Our Oregon, a progressive political coalition, and Connea Derber, a former paid circulator for Ballot Access LLC, allege that while she was working for the company she was paid below minimum wage, that another circulator improperly attested signature sheets that Derber collected and that Derber was allowed to circulate a petition without being properly registered.
Ballot Access' owner, Lee Vasche, denies those allegations and says they are politically motivated.
Our Oregon and Derber filed its complaint Monday with the Secretary of State's Office and the Bureau of Labor and Industries.
The next day, the Secretary of State's Elections Division Director Steve Trout asked the attorney general to investigate whether elections law violations occurred by "circulators, and/or others, including the circulating company employing certain of the subjects," according to a July 3 letter provided to the EO/Pamplin Capital Bureau by the Department of Justice.
It's not clear when the DOJ investigation will be complete.
Once the DOJ investigates and reaches a conclusion on the criminal investigation, the Secretary of State's Office will look into possible civil violations.
It's unlikely that the investigation could prevent IP 31 from going before voters in November, though, Trout says.
If the AG finds criminal wrongdoing, and if someone believes that means the measure shouldn't be on the ballot, they could challenge it in Marion County Circuit Court.
Trout said that while allegations are common in the initiative petition process, he has not seen a court intervene in an initiative petition getting to the ballot.
"I've never seen a court step in and change things," Trout said.
Additionally, the election is in just four months. The state and counties must move swiftly to prepare voting materials.
The petition would still have sufficient signatures to make it to the ballot even if the signatures questioned by the complaint were taken out, Trout said.
The measure needed 117,578 valid signatures, and petitioners turned in what the secretary of state deemed were 124,428 valid signatures, according to the Secretary of State's Office.
"Let's let the administration of justice take its course," Trout said. "Let's make sure that the attorney general gathers the appropriate information, that both sides get to tell their side and that the legal process protects both parties and that we get to the truth."

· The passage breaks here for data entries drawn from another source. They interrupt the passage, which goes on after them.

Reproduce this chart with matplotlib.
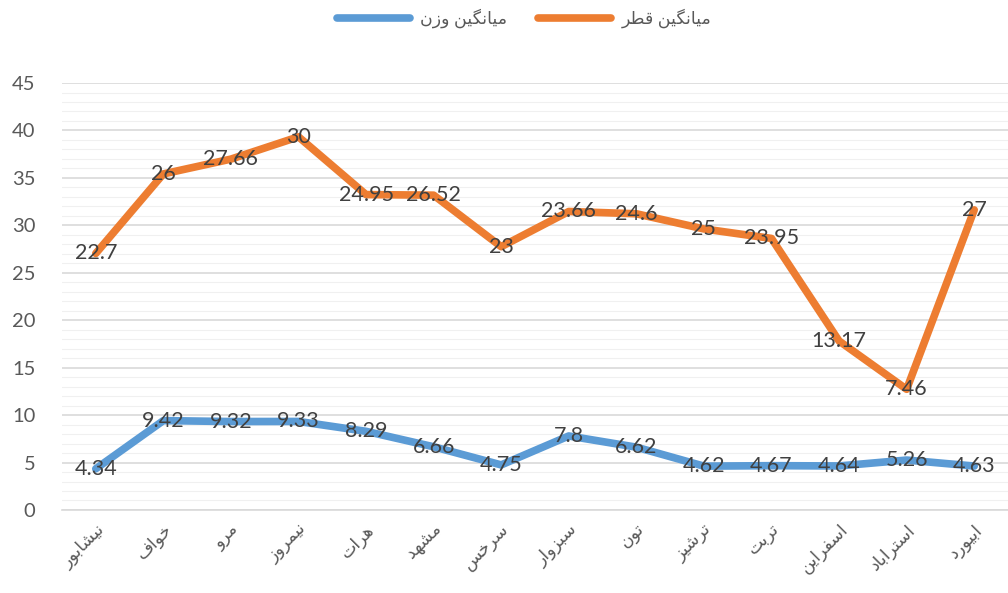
import numpy as np
import matplotlib.pyplot as plt
from matplotlib.ticker import MultipleLocator

# --- data ---
cities = ["نیشابور", "خواف", "مرو", "نیمروز", "هرات", "مشهد", "سرخس",
          "سبزوار", "تون", "ترشیز", "تربت", "اسفراین", "استراباد", "ابیورد"]
weight = [4.34, 9.42, 9.32, 9.33, 8.29, 6.66, 4.75, 7.8, 6.62, 4.62, 4.67, 4.64, 5.26, 4.63]
diameter = [22.7, 26, 27.66, 30, 24.95, 26.52, 23, 23.66, 24.6, 25, 23.95, 13.17, 7.46, 27]
name_weight = "میانگین وزن"
name_diameter = "میانگین قطر"
yticks = [0, 5, 10, 15, 20, 25, 30, 35, 40, 45]

# minimal arabic/persian shaping (matplotlib has no bidi support)
FORMS = {
    'ا': ('\uFE8D', '\uFE8E', None, None),
    'آ': ('\uFE81', '\uFE82', None, None),
    'ب': ('\uFE8F', '\uFE90', '\uFE91', '\uFE92'),
    'ت': ('\uFE95', '\uFE96', '\uFE97', '\uFE98'),
    'خ': ('\uFEA5', '\uFEA6', '\uFEA7', '\uFEA8'),
    'د': ('\uFEA9', '\uFEAA', None, None),
    'ر': ('\uFEAD', '\uFEAE', None, None),
    'ز': ('\uFEAF', '\uFEB0', None, None),
    'س': ('\uFEB1', '\uFEB2', '\uFEB3', '\uFEB4'),
    'ش': ('\uFEB5', '\uFEB6', '\uFEB7', '\uFEB8'),
    'ط': ('\uFEC1', '\uFEC2', '\uFEC3', '\uFEC4'),
    'ف': ('\uFED1', '\uFED2', '\uFED3', '\uFED4'),
    'ق': ('\uFED5', '\uFED6', '\uFED7', '\uFED8'),
    'م': ('\uFEE1', '\uFEE2', '\uFEE3', '\uFEE4'),
    'ن': ('\uFEE5', '\uFEE6', '\uFEE7', '\uFEE8'),
    'ه': ('\uFEE9', '\uFEEA', '\uFEEB', '\uFEEC'),
    'و': ('\uFEED', '\uFEEE', None, None),
    'ی': ('\uFBFC', '\uFBFD', '\uFBFE', '\uFBFF'),
    'گ': ('\uFB92', '\uFB93', '\uFB94', '\uFB95'),
}


def shape(s):
    out = []
    for i, c in enumerate(s):
        if c not in FORMS:
            out.append(c)
            continue
        prev = s[i - 1] if i > 0 else None
        nxt = s[i + 1] if i < len(s) - 1 else None
        jp = prev in FORMS and FORMS[prev][2] is not None
        jn = FORMS[c][2] is not None and nxt in FORMS
        iso, fin, ini, med = FORMS[c]
        if jp and jn:
            out.append(med)
        elif jp:
            out.append(fin)
        elif jn:
            out.append(ini)
        else:
            out.append(iso)
    return ''.join(out)[::-1]


plt.rcParams['font.family'] = ['Lato', 'DejaVu Sans']

x = np.arange(len(cities))
w = np.array(weight)
top = w + np.array(diameter)  # stacked line

fig = plt.figure(figsize=(10.08, 5.93), dpi=100)
ax = fig.add_axes([0.0615, 0.14, 0.9385, 0.72])

l1, = ax.plot(x, w, color='#5B9BD5', lw=5.5, solid_joinstyle='round', solid_capstyle='round',
              label=shape(name_weight), zorder=3)
l2, = ax.plot(x, top, color='#ED7D31', lw=5.5, solid_joinstyle='round', solid_capstyle='round',
              label=shape(name_diameter), zorder=3)

for xi, yi, v in zip(x, w, weight):
    ax.text(xi, yi, f"{v:g}", ha='center', va='center', fontsize=15.5, color='#404040', zorder=4)
for xi, yi, v in zip(x, top, diameter):
    ax.text(xi, yi, f"{v:g}", ha='center', va='center', fontsize=15.5, color='#404040', zorder=4)

ax.set_xlim(-0.5, len(cities) - 0.5)
ax.set_ylim(0, 45)
ax.set_yticks(yticks)
ax.yaxis.set_minor_locator(MultipleLocator(1))
ax.grid(axis='y', which='major', color='#D9D9D9', lw=1.2)
ax.grid(axis='y', which='minor', color='#F0F0F0', lw=0.8)
ax.set_axisbelow(True)
for sp in ['top', 'right', 'left']:
    ax.spines[sp].set_visible(False)
ax.spines['bottom'].set_color('#D9D9D9')
ax.spines['bottom'].set_linewidth(1.2)

ax.set_xticks(x)
ax.set_xticklabels([shape(c) for c in cities], rotation=45, ha='right',
                   rotation_mode='anchor', fontsize=12.5, color='#595959')
ax.tick_params(axis='x', length=0, pad=8)
ax.tick_params(axis='y', which='both', length=0, labelsize=14.5, labelcolor='#595959', pad=19)

leg = fig.legend(handles=[l1, l2], loc='upper center', bbox_to_anchor=(0.52, 1.012),
                 ncol=2, frameon=False, fontsize=12.5, handlelength=4.2, columnspacing=1.8,
                 handletextpad=0.6)
for t in leg.get_texts():
    t.set_color('#595959')

fig.savefig('out.png', dpi=100)
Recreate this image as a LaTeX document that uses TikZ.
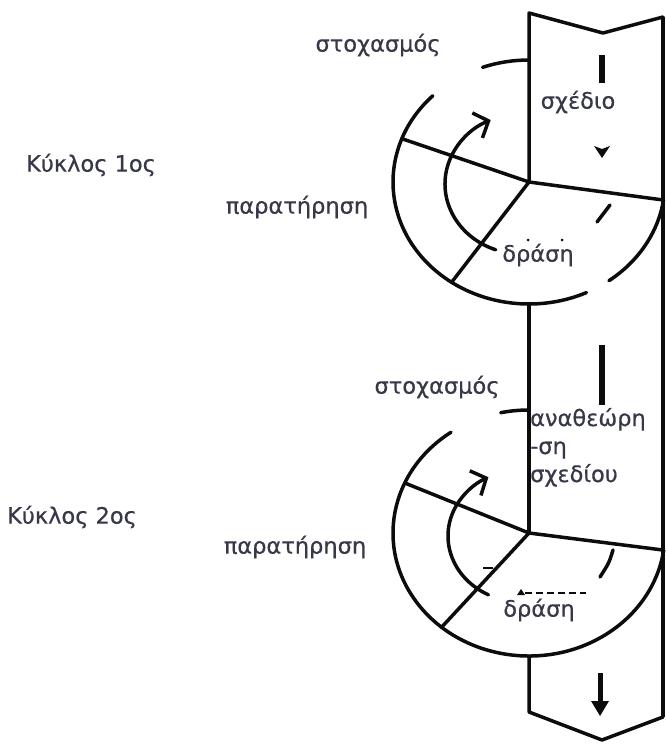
\documentclass[tikz,border=0pt]{standalone}
\usepackage{fontspec}
\setmainfont{DejaVu Sans}
\newfontfamily\lblfont{DejaVu Sans}[FakeBold=0.5]
\usetikzlibrary{arrows.meta}
\definecolor{txt}{RGB}{55,56,72}
\definecolor{ink}{RGB}{12,12,12}
\begin{document}
\begin{tikzpicture}[x=1pt,y=-1pt,
  line/.style={draw=ink, line width=3.5pt, line cap=round, line join=round},
  edge/.style={draw=ink, line width=4.5pt},
  bar/.style={draw=ink, line width=6.5pt},
  cyc/.style={line, -{Straight Barb[length=12pt,width=27pt]}},
  lbl/.style={text=txt, font=\lblfont\fontsize{22.5}{28}\selectfont, inner sep=0pt}]
\useasboundingbox (0,0) rectangle (666,744);
\coordinate (c1) at (529,182);
\coordinate (c2) at (529,533);
% band
\draw[line] (c1) -- (529,13) -- (603,33) -- (663,17);
\draw[edge] (663,17) -- (663,717);
\draw[line] (529,304) -- (c2);
\draw[line] (529,656) -- (529,712) -- (602,740) -- (663,717);
% cycle 1
\draw[line] (c1) ++(250:136 and 122) arc[start angle=250,end angle=270,x radius=136,y radius=122];
\draw[line] (c1) ++(225:136 and 122) arc[start angle=225,end angle=65,x radius=136,y radius=122];
\draw[line] (c1) ++(54:136 and 122) arc[start angle=54,end angle=8.5,x radius=136,y radius=122];
\draw[line] (c1) -- ++(200.8:136 and 122);
\draw[line] (c1) -- ++(124.7:136 and 122);
\draw[line] (c1) -- ++(8.5:136 and 122);
\draw[cyc] (522,184) ++(110:77 and 70) arc[start angle=110,end angle=246,x radius=77,y radius=70];
\draw[line] (597,222) -- (610,205);
\fill[ink] (528,240) circle (1.5);
\fill[ink] (562,240) circle (1.5);
% cycle 2
\draw[line] (c2) ++(258:136 and 123) arc[start angle=258,end angle=270,x radius=136,y radius=123];
\draw[line] (c2) ++(235:136 and 123) arc[start angle=235,end angle=8,x radius=136,y radius=123];
\draw[line] (c2) -- ++(204:136 and 123);
\draw[line] (c2) -- ++(130:136 and 123);
\draw[line] (c2) -- ++(8:136 and 123);
\draw[cyc] (522,536) ++(117:74 and 66) arc[start angle=117,end angle=243,x radius=74,y radius=66];
\draw[line] (613,550) .. controls (609,563) .. (600,577);
\draw[ink, line width=1.5pt] (483,568) -- (493,568);
\draw[ink, line width=1.6pt, dash pattern=on 7pt off 4pt] (525,593) -- (586,593);
\fill[ink] (517,595) -- (521,589) -- (525,595) -- cycle;
% arrows in band
\draw[bar] (602,55) -- (602,83);
\fill[ink] (594,146) -- (602,149) -- (610,146) -- (602,158) -- cycle;
\draw[bar] (602,345) -- (602,405);
\draw[ink, line width=5pt] (600,673) -- (600,704);
\fill[ink] (591,701) -- (609,701) -- (600,716) -- cycle;
% labels
\node[lbl] (st1) at (378,45) {στοχασμός};
\node[lbl] (sx) at (578,102) {σχέδιο};
\node[lbl] (k1) at (91,165) {Κύκλος 1ος};
\node[lbl] (p1) at (297,207) {παρατήρηση};
\node[lbl] (d1) at (538,255) {δράση};
\node[lbl] (st2) at (437,387) {στοχασμός};
\node[lbl, anchor=base west, align=left] (an) at (530,482) {αναθεώρη\\-ση\\σχεδίου};
\node[lbl] (k2) at (72,517) {Κύκλος 2ος};
\node[lbl] (p2) at (295,547) {παρατήρηση};
\node[lbl] (d2) at (539,610) {δράση};
\end{tikzpicture}
\end{document}
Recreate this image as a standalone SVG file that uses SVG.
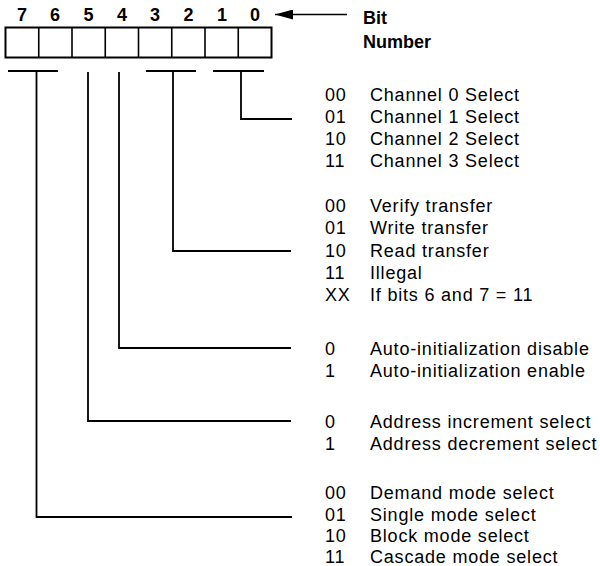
<svg xmlns="http://www.w3.org/2000/svg" width="600" height="566" viewBox="0 0 600 566">
<style>
.t{font-family:"Liberation Sans",Arial,sans-serif;font-size:18px;letter-spacing:0.8px;fill:#000}
.b{font-family:"Liberation Sans",Arial,sans-serif;font-size:18px;font-weight:bold;fill:#000}
.c{fill:none;stroke:#000;stroke-width:1.8}
</style>
<defs>
<marker id="ah" markerWidth="18" markerHeight="10" refX="18" refY="5" orient="auto" markerUnits="userSpaceOnUse">
<path d="M0,0 L18,5 L0,10 Z" fill="#000"/>
</marker>
</defs>
<g id="register">
<rect x="5.5" y="27.5" width="266" height="30" fill="#fff" stroke="#000" stroke-width="2"/>
<path d="M38.75,27.5V57.5M72,27.5V57.5M105.25,27.5V57.5M138.5,27.5V57.5M171.75,27.5V57.5M205,27.5V57.5M238.25,27.5V57.5" stroke="#000" stroke-width="1.6"/>
<g class="b" text-anchor="middle" font-size="19">
<text x="22" y="21">7</text><text x="55" y="21">6</text><text x="88.5" y="21">5</text><text x="122" y="21">4</text><text x="155" y="21">3</text><text x="188.5" y="21">2</text><text x="222" y="21">1</text><text x="255" y="21">0</text>
</g>
</g>
<g id="bitnumber">
<line x1="347" y1="14.5" x2="275" y2="14.5" stroke="#000" stroke-width="1.6" marker-end="url(#ah)"/>
<text class="b" x="363" y="24" font-size="19">Bit</text>
<text class="b" x="363" y="48" font-size="19">Number</text>
</g>
<g id="connectors" class="c">
<path d="M8,71H58M36.5,71V517H292"/>
<path d="M88,72V421H291"/>
<path d="M119,72V348H291"/>
<path d="M146,71H196M173,71V251H291"/>
<path d="M213,71H264M241,71V119H292"/>
</g>
<g id="channel" class="t">
<text x="325" y="101">00</text><text x="370" y="101">Channel 0 Select</text>
<text x="325" y="123">01</text><text x="370" y="123">Channel 1 Select</text>
<text x="325" y="145">10</text><text x="370" y="145">Channel 2 Select</text>
<text x="325" y="167">11</text><text x="370" y="167">Channel 3 Select</text>
</g>
<g id="transfer" class="t">
<text x="325" y="212">00</text><text x="370" y="212">Verify transfer</text>
<text x="325" y="234">01</text><text x="370" y="234">Write transfer</text>
<text x="325" y="257">10</text><text x="370" y="257">Read transfer</text>
<text x="325" y="279">11</text><text x="370" y="279">Illegal</text>
<text x="325" y="301">XX</text><text x="370" y="301">If bits 6 and 7 = 11</text>
</g>
<g id="autoinit" class="t">
<text x="325" y="355">0</text><text x="370" y="355">Auto-initialization disable</text>
<text x="325" y="377">1</text><text x="370" y="377">Auto-initialization enable</text>
</g>
<g id="address" class="t">
<text x="325" y="428">0</text><text x="370" y="428">Address increment select</text>
<text x="325" y="450">1</text><text x="370" y="450">Address decrement select</text>
</g>
<g id="mode" class="t">
<text x="325" y="499">00</text><text x="370" y="499">Demand mode select</text>
<text x="325" y="520.5">01</text><text x="370" y="520.5">Single mode select</text>
<text x="325" y="542">10</text><text x="370" y="542">Block mode select</text>
<text x="325" y="563">11</text><text x="370" y="563">Cascade mode select</text>
</g>
</svg>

Derber, who filed the complaint, alleges that another Ballot Access circulator, Ancie Mendez, paid her $10 per hour to collect signatures on IP 31. Derber also claims that Mendez would sign off on sheets that Derber collected. Mendez could not be immediately reached for comment late Friday.
Ballot Access Operations Manager Susan Mays told the EO/Pamplin Capital Bureau on Tuesday that Mendez had an "exemplary record." Mendez is no longer working for Ballot Access because they are currently not gathering signatures, Mays said.
Vasche, Ballot Access' owner, maintains that Derber was told by the company that she could not circulate petitions until she was registered to do so. He says she was registered to circulate the petitions June 5 and that she was paid $45 per hour.
"This situation ... has nothing to do with our company," Vasche said Thursday. "It is between these two women who had an arrangement between themselves that we did not authorize and never would have authorized."
After working on collecting signatures for IP 31, Derber then collected petition signatures for Fieldworks, a company paid to circulate IP 25, a corporate tax transparency measure supported by union groups, according to a spokeswoman for Our Oregon. Supporters of that measure withdrew their efforts this week.